I have a short drive to the office every day, and over the past week, I’ve noticed that it is exactly long enough for a spirited pep talk.

If you see me on my way to my job as the editor of a weekly newspaper, you may assume I’m hooked up to Bluetooth and having an urgent and spirited phone conversation — or that I’m barking orders to a hostage tied up on the floor in the back. But no — I just have some urgent messages for myself, and I use this reliably available road time to convey them.

It’s becoming sort of a spiritual practice of mine, and a hedge against a very mild depression that dogs me from time to time. (“Dogs” is an accurate verb. My type of depression is very much like a long-eared, droopy-faced hound dog that constantly presses against my leg and demands attention as I try to make my way through the day. I’m lucky in this way; I know that depression for some is an angry cur that snaps unexpectedly at the throat.)
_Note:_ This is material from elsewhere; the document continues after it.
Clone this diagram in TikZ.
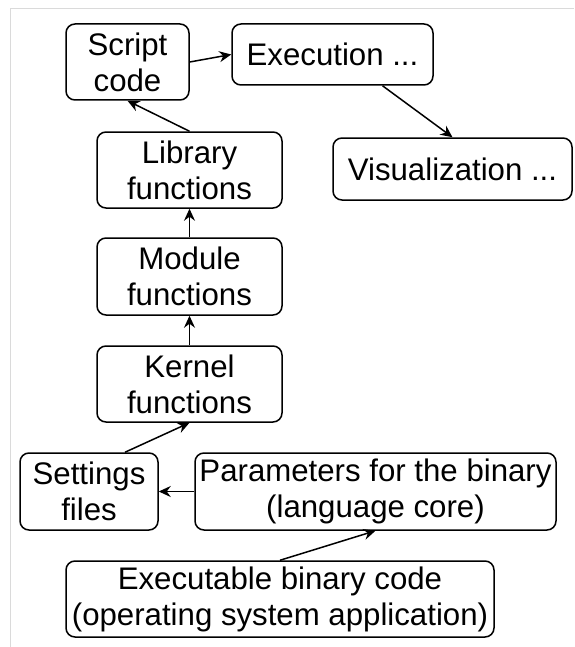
\documentclass[tikz,border=0pt]{standalone}
\usepackage{fontspec}
\setmainfont{Liberation Sans}
\usetikzlibrary{arrows.meta}
\definecolor{framegray}{RGB}{218,218,218}
\begin{document}
\begin{tikzpicture}[x=0.5pt, y=-0.5pt,
  box/.style={rectangle, rounded corners=4.5pt, draw, line width=0.75pt, inner sep=0pt,
    align=center, font=\fontsize{15.6}{18}\selectfont},
  >={Stealth[length=6pt, width=5.5pt, inset=2pt]}]
\useasboundingbox (0,0) rectangle (574,647);
\draw[framegray, line width=0.6pt] (10.5,647) -- (10.5,8.5) -- (574,8.5);

\node[box, minimum width=61.5pt, minimum height=38pt] (script) at (127.5,62) {Script\\code};
\node[box, minimum width=100.5pt, minimum height=30.5pt] (exec) at (332.5,54.5) {Execution ...};
\node[box, minimum width=119.5pt, minimum height=31pt] (vis) at (452.5,169) {Visualization ...};

\node[box, minimum width=92.5pt, minimum height=38pt] (lib) at (189.5,170) {Library\\functions};
\node[box, minimum width=92.5pt, minimum height=38.5pt] (mod) at (189.5,276.5) {Module\\functions};
\node[box, minimum width=92.5pt, minimum height=38pt] (kern) at (189.5,384) {Kernel\\functions};

\node[box, minimum width=69pt, minimum height=38.5pt] (settings) at (89,491.5) {Settings\\files};
\node[box, minimum width=180.5pt, minimum height=38.5pt] (params) at (375.5,491.5) {Parameters for the binary\\(language core)};
\node[box, minimum width=214pt, minimum height=38pt] (binary) at (280,599) {Executable binary code\\(operating system application)};

\path[->, line width=0.75pt] (script.east) edge (exec.west);
\path[->, line width=0.75pt] ([xshift=25pt]exec.south) edge (vis.north);
\path[->, line width=0.75pt] (lib.north) edge (script.south);
\path[->, line width=0.75pt] (mod.north) edge (lib.south);
\path[->, line width=0.75pt] (kern.north) edge (mod.south);
\path[->, line width=0.75pt] ([xshift=18pt]settings.north) edge (kern.south);
\path[->, line width=0.75pt] (params.west) edge (settings.east);
\path[->, line width=0.75pt] (binary.north) edge (params.south);
\end{tikzpicture}
\end{document}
During my small morning commutes, I’ve found it valuable to remind myself of all that is good around me. My little monologue looks something like this:

It’s a beautiful day — blue skies, green fields, trees pulling on their summer leaves.

I’m lucky to have a front-row seat for the Ozarks’ best show.

I’m lucky to have this time to reflect on the goodness in my life.

I love my family and friends, and I’m glad they get to experience this lushness, too.

Today is going to be good.

Today, I’m going to get things done.

It’s early! I haven’t screwed anything up. I have a perfect record today.

I am so capable and smart; I can face any challenge today brings.

I work with talented people who are always ready to help me and to serve our community.

I have a beautiful community that is a pleasure to cover.

Even when I have to cover things that aren’t pleasurable, I’m doing a valuable public service that people rely upon, and I do it with a loving servant’s heart.

I am in a perfect position to bring even more beauty to my small corner of the world.

I am an integral part of the beauty as someone who both beholds it and contributes to it.

I am a perfect reflection of my creator.

I am good, and I expect good, and good always finds me.

That’s kind of how it goes, but out loud, and longer. For as long as I’ve been doing my morning pep talk, I’ve devoted all of my available time to reminding myself of my great value to the world.

It has felt pretty good.

A challenge: Why don’t you give yourself a morning pep talk tomorrow? See how it feels for you. I predict that if you take this charge seriously and harness a few solitary moments simply to cherish yourself, you’re going to want to make it a regular practice.

In my year-long “I try” project, crocheting and hip-hop dancing and djembe drumming may not stick, but the practice of loving myself intently just might.